1. SEC Proposal: Shift to Semiannual Reporting

The U.S. Securities and Exchange Commission (SEC) has unveiled a proposal to move from quarterly to semiannual earnings reporting.

  • Arguments for the change: Current SEC Chair Paul Atkins suggests this provides "increased regulatory flexibility" for companies.
  • Arguments against the change: Former SEC Chair Gary Gensler argues this is a "solution in search of a problem." He contends that quarterly reporting is a cornerstone of the success of U.S. capital markets, as it provides timely data that lowers the cost of capital and supports higher price-earnings ratios.
  • Economic Risk: Gensler cites George Akerlof’s "Market for Lemons" theory, noting that if reporting becomes less frequent, investors cannot distinguish between high-quality companies and "lemons," potentially lowering valuations across the entire market.

2. Regulatory Process and Timeline

  • Comment Period: The proposal enters a 60-day public comment period.
  • Finalization: Typically, moving from a proposal to a finalized rule takes 18 to 30 months. However, Gensler notes that the current administration may attempt to accelerate this timeline.
  • Historical Context: Quarterly reporting was pioneered by the New York Stock Exchange in 1926 and became standard practice for 90% of companies by the 1950s, long before it was mandated by the SEC in 1970.

3. Disclosure and Enforcement

  • The Williams Act: Gensler emphasized the importance of the Williams Act, which mandates public disclosure when an entity acquires more than 5% of a company.
  • Enforcement Philosophy: Gensler argues that enforcement must be robust and treated as a "per se" violation—meaning the act of failing to report on time is a violation regardless of intent. He highlights that he previously shortened the reporting window for such acquisitions from 10 days to 5 days to prevent insider advantages.
  • Case Study (Elon Musk/Twitter): While declining to comment on specific past cases, Gensler noted that failure to disclose significant positions in a timely manner is a serious issue, as it involves "material non-public information" that can cause significant stock price volatility.

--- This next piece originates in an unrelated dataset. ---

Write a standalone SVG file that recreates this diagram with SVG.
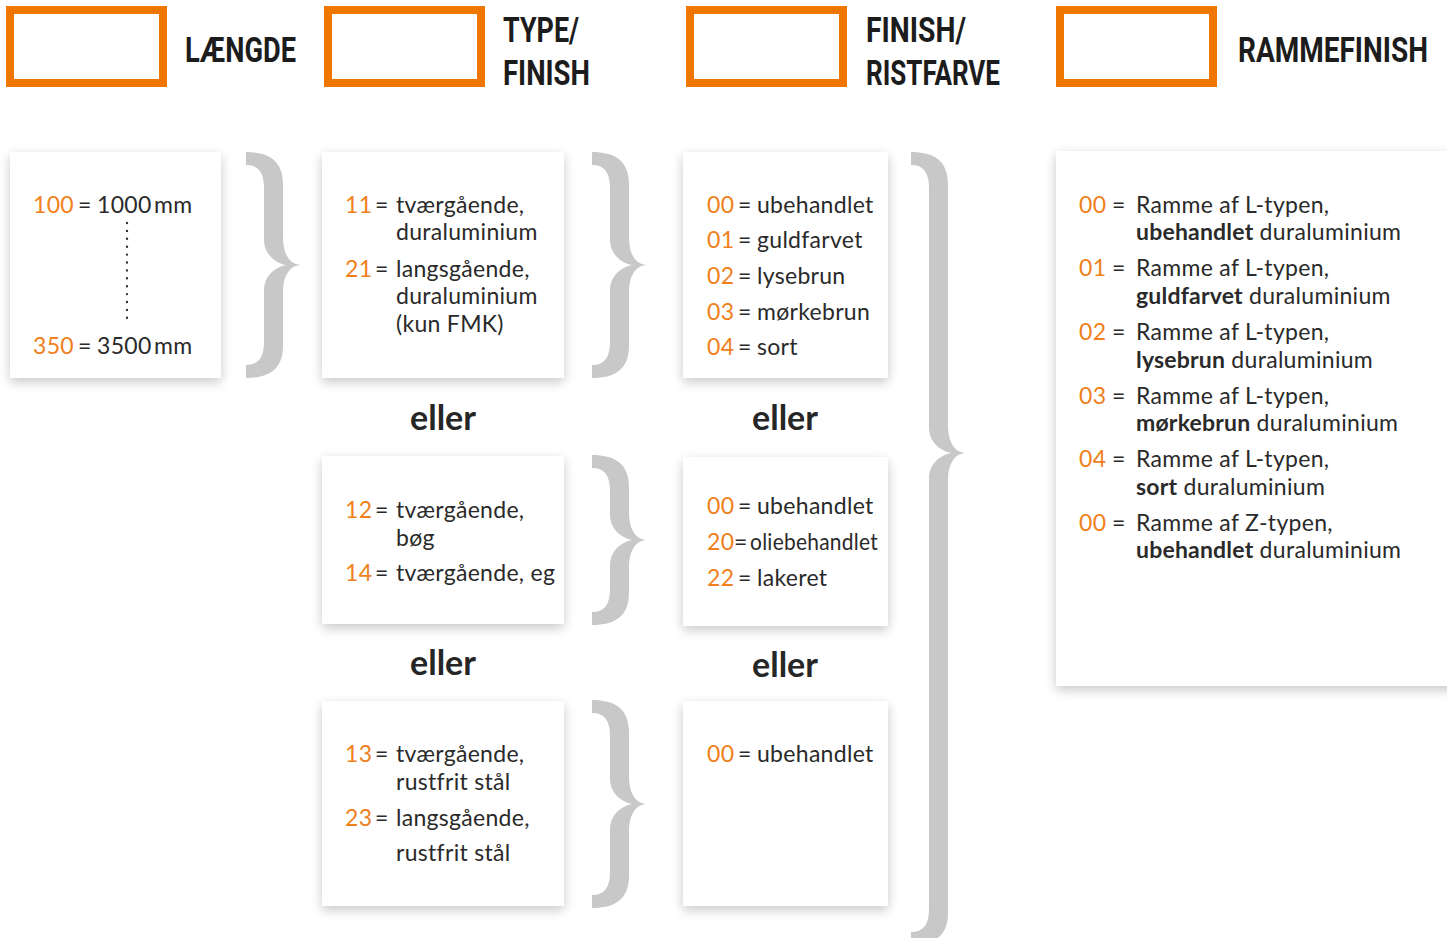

4. Geopolitical Impact on Capital Markets

  • China-U.S. Relations: Gensler discussed the importance of maintaining Chinese compliance with U.S. laws for companies listed on American exchanges. He noted that his tenure saw successful negotiations to ensure Chinese firms adhere to U.S. auditing standards.
  • Market Outlook: He expressed concern that if the upcoming U.S.-China summit fails to stabilize trade tensions, capital markets could face significant downward pressure. He noted that China’s perceived strength has grown, and the country is increasingly viewed as a potential alternative to U.S. financial dominance.

5. Integrity of Futures Markets

  • Oil Futures and Insider Trading: Regarding the recent $10/barrel plunge in Brent crude following reports of a U.S.-Iran agreement, Gensler highlighted the necessity of protecting market integrity.
  • Prediction Markets: He expressed concern regarding government officials trading in prediction markets (e.g., Polymarket) and advocated for Congressional legislation to prohibit government actors from participating in these markets to prevent conflicts of interest and the misuse of non-public information.

Synthesis and Conclusion

The core takeaway from the discussion is that transparency is the primary driver of U.S. capital market efficiency. Moving to semiannual reporting is viewed by experts like Gary Gensler as a regression that would increase market volatility, facilitate insider trading, and create an information asymmetry that harms investors. The integrity of the market relies on the "cop on the beat" approach to enforcement, where disclosure rules—such as those governing share accumulation and commodity futures—are strictly applied to maintain public trust.